I know there are Grandparents on here that are estranged from their Grandchildren and it must be heartbreaking. I just feel I was never given a chance. One of their reasons for the move is they will have larger accommodation and a live in nanny with cheap labour. The thought of a stranger helping to bring up my Grandson is very upsetting. I was a very good mother and could have ‘brought a lot to the table’.
So to recap; I’m not involved in any baby shopping together/pregnancy, or the birth. It’s as if it’s not actually happening and feels surreal. My daughter in law doesnt have a mother or many relatives but has friends out in Dubai who are expecting children this year. She will have a support network. I just feel redundant. It’s as if I am to put up and shut up and accept everything that is thrown my way without any consideration.
My mum had a wonderful bond with my son as I included her in every aspect of his life. When they told me about the baby I was envisaging my life with my grandson and felt so purposeful. I only have a small family and don’t see them much of them. I only have a few friends and my son means the world to me.
Please don’t tell me to build a new life for myself. I have tried my best over the years and with the best will in the world it hasn’t been easy. I am a great believer in that your children
should live their own lives and I’m happy for them but my heart is breaking. They previously lived in Hong Kong 6 years ang and got married there and never invited anyone, it took me time to get over that situation. They have been career focused workaholics and are hyper independent. They have over looked lots of family celebratory landmarks with me due to being away on their many holidays at the time.
Another factor is that my ex husbands family, whom I have done my best to disassociate myself with over the years, spend time in Dubai and will be no doubt a big presence in the baby’s life.
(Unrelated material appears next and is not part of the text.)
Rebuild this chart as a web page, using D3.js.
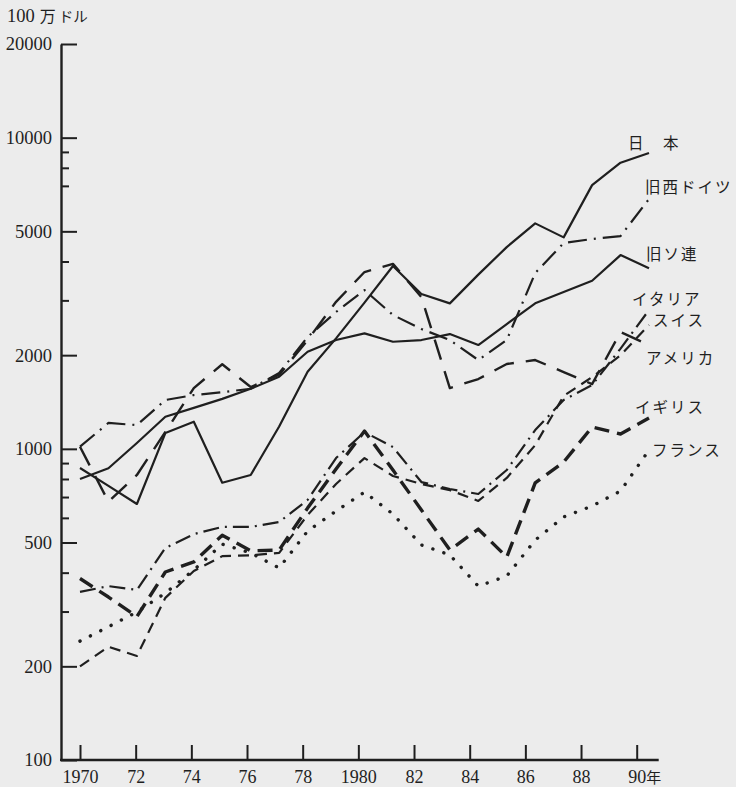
<!DOCTYPE html>
<html>
<head>
<meta charset="utf-8">
<script src="https://cdn.jsdelivr.net/npm/d3@7"></script>
<style>
  html, body { margin: 0; padding: 0; background: #ececec; }
  svg { display: block; }
</style>
</head>
<body>
<svg id="chart" width="736" height="787"></svg>
<script>
// Machine-tool production by country, 1970-1990 (million US dollars, log scale)
const years = d3.range(1970, 1991);

const japan   = [868, 760, 665, 1124, 1222, 778, 824, 1180, 1769, 2264, 2950, 3868, 3144, 2934, 3630, 4450, 5304, 4782, 7040, 8308, 8924];
const wGermany = [1016, 1211, 1192, 1435, 1489, 1520, 1560, 1752, 2288, 2752, 3237, 2692, 2427, 2237, 1929, 2237, 3672, 4585, 4723, 4829, 6350];
const ussr    = [800, 866, 1044, 1268, 1354, 1447, 1560, 1705, 2051, 2237, 2350, 2209, 2237, 2338, 2156, 2518, 2935, 3191, 3469, 4195, 3802];
const italy   = [347, 362, 352, 480, 532, 561, 561, 582, 685, 934, 1132, 1013, 782, 743, 716, 855, 1149, 1435, 1603, 2100, 2793];
const swiss   = [200, 231, 216, 332, 405, 452, 455, 463, 613, 771, 934, 818, 771, 737, 680, 806, 1028, 1480, 1700, 2000, 2500];
const usa     = [1016, 676, 824, 1133, 1568, 1870, 1580, 1730, 2237, 2968, 3700, 3930, 3074, 1568, 1676, 1873, 1929, 1765, 1615, 2373, 2156];
const uk      = [383, 334, 289, 402, 433, 528, 470, 473, 645, 861, 1141, 855, 636, 473, 552, 449, 777, 907, 1175, 1116, 1256];
const france  = [241, 268, 299, 344, 408, 494, 463, 414, 544, 631, 726, 617, 491, 456, 362, 390, 509, 604, 655, 732, 991];

const yMajorTicks = [100, 200, 500, 1000, 2000, 5000, 10000, 20000];
const yMinorTicks = [300, 400, 600, 700, 800, 900, 3000, 4000, 7000, 8000, 9000];
const xTickYears  = [1970, 1972, 1974, 1976, 1978, 1980, 1982, 1984, 1986, 1988, 1990];
const xTickLabels = ["1970", "72", "74", "76", "78", "1980", "82", "84", "86", "88", "90"];

const ink = "#1f1f1f";
const svg = d3.select("#chart");

// scales
const y = d3.scaleLog().domain([100, 20000]).range([760, 44]);
const xAxisScale = d3.scaleLinear().domain([1970, 1990]).range([80, 636.7]);
const x = d3.scaleLinear().domain([1970, 1990]).range([80, 649]);
const axisX = 61;

// y axis: labelled major ticks and short minor ticks, both pointing right
const yMajor = svg.append("g")
  .attr("transform", `translate(${axisX},0)`)
  .call(d3.axisLeft(y).tickValues(yMajorTicks).tickSize(-16).tickSizeOuter(0)
        .tickPadding(9).tickFormat(d3.format("d")));
yMajor.select(".domain").attr("stroke", ink).attr("stroke-width", 2.4);
yMajor.selectAll(".tick line").attr("stroke", ink).attr("stroke-width", 2);
yMajor.selectAll(".tick text")
  .attr("fill", ink).style("font-family", "'Liberation Serif', serif").style("font-size", "18.5px");

const yMinor = svg.append("g")
  .attr("transform", `translate(${axisX},0)`)
  .call(d3.axisLeft(y).tickValues(yMinorTicks).tickSize(-8).tickSizeOuter(0).tickFormat(""));
yMinor.select(".domain").remove();
yMinor.selectAll(".tick line").attr("stroke", ink).attr("stroke-width", 2);

// x axis: ticks pointing up, labels below
const xAxisG = svg.append("g")
  .attr("transform", `translate(0,${y(100)})`)
  .call(d3.axisBottom(xAxisScale).tickValues(xTickYears).tickSize(-15).tickSizeOuter(0)
        .tickPadding(10).tickFormat((d, i) => xTickLabels[i]));
xAxisG.select(".domain").remove();
xAxisG.selectAll(".tick line").attr("stroke", ink).attr("stroke-width", 2);
xAxisG.selectAll(".tick text")
  .attr("fill", ink).style("font-family", "'Liberation Serif', serif").style("font-size", "18px");
xAxisG.append("line")
  .attr("x1", axisX - 1).attr("x2", xAxisScale(1990) + 22)
  .attr("y1", 0).attr("y2", 0)
  .attr("stroke", ink).attr("stroke-width", 2.4);
xAxisG.append("text")
  .attr("x", xAxisScale(1990) + 17).attr("y", 23)
  .attr("fill", ink)
  .style("font-family", "'Noto Sans CJK JP', sans-serif").style("font-size", "15px")
  .text("年");

// unit caption
const unit = svg.append("text")
  .attr("x", 7).attr("y", 22).attr("fill", ink);
unit.append("tspan").style("font-family", "'Liberation Serif', serif").style("font-size", "18.5px").text("100");
unit.append("tspan").attr("dx", 5).style("font-family", "'Noto Sans CJK JP', sans-serif").style("font-size", "16px").text("万");
unit.append("tspan").attr("dx", 3).style("font-family", "'Noto Sans CJK JP', sans-serif").style("font-size", "14.5px").text("ドル");

// series
const series = [
  { name: "日本",     values: japan,    width: 2.2, dash: null,          cap: "butt" },
  { name: "旧ソ連",   values: ussr,     width: 2.2, dash: null,          cap: "butt" },
  { name: "旧西ドイツ", values: wGermany, width: 2.2, dash: "19 7 2 7",   cap: "butt" },
  { name: "アメリカ", values: usa,      width: 2.4, dash: "21 12",       cap: "butt" },
  { name: "イタリア", values: italy,    width: 2.2, dash: "16 6 2 6",    cap: "butt" },
  { name: "スイス",   values: swiss,    width: 2.2, dash: "11 7",        cap: "butt" },
  { name: "イギリス", values: uk,       width: 3.4, dash: "15 8",        cap: "butt" },
  { name: "フランス", values: france,   width: 3.4, dash: "0.1 11.5",    cap: "round" }
];

const line = d3.line()
  .x((d, i) => x(years[i]))
  .y(d => y(d));

svg.append("g").selectAll("path")
  .data(series)
  .join("path")
  .attr("d", d => line(d.values))
  .attr("fill", "none")
  .attr("stroke", ink)
  .attr("stroke-width", d => d.width)
  .attr("stroke-dasharray", d => d.dash)
  .attr("stroke-linecap", d => d.cap)
  .attr("stroke-linejoin", "round");

// series names at the right-hand end
const labels = [
  { text: "日\u3000本",   x: 628, y: 149 },
  { text: "旧西ドイツ", x: 645, y: 193 },
  { text: "旧ソ連",     x: 646, y: 260 },
  { text: "イタリア",   x: 632, y: 305 },
  { text: "スイス",     x: 653, y: 326 },
  { text: "アメリカ",   x: 646, y: 364 },
  { text: "イギリス",   x: 635, y: 413 },
  { text: "フランス",   x: 652, y: 456 }
];
svg.append("g").selectAll("text")
  .data(labels)
  .join("text")
  .attr("x", d => d.x).attr("y", d => d.y)
  .attr("fill", ink)
  .style("font-family", "'Noto Sans CJK JP', sans-serif")
  .style("font-size", "15.5px")
  .style("letter-spacing", "2px")
  .text(d => d.text);
</script>
</body>
</html>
If another one of them says to me that I will have nice holidays in Dubai and we can all meet up,I will scream. I don’t like them and it’s a part of the world I immensely dislike. If and when I am invited for 2 weeks it will be purely for time with my immediate family. .
Surely my feelings should be acknowledged by my daughter in law…. I’m not a robot fgs! Are we just supposed to take all these decisions out of the blue, without a care in the world… I don’t know how to address this or react to anything. They are having a big baby shower and it will include my ex in laws etc… Under normal circumstances I would be feeling so happy. I can’t help feeling robbed of how I thought my future would be.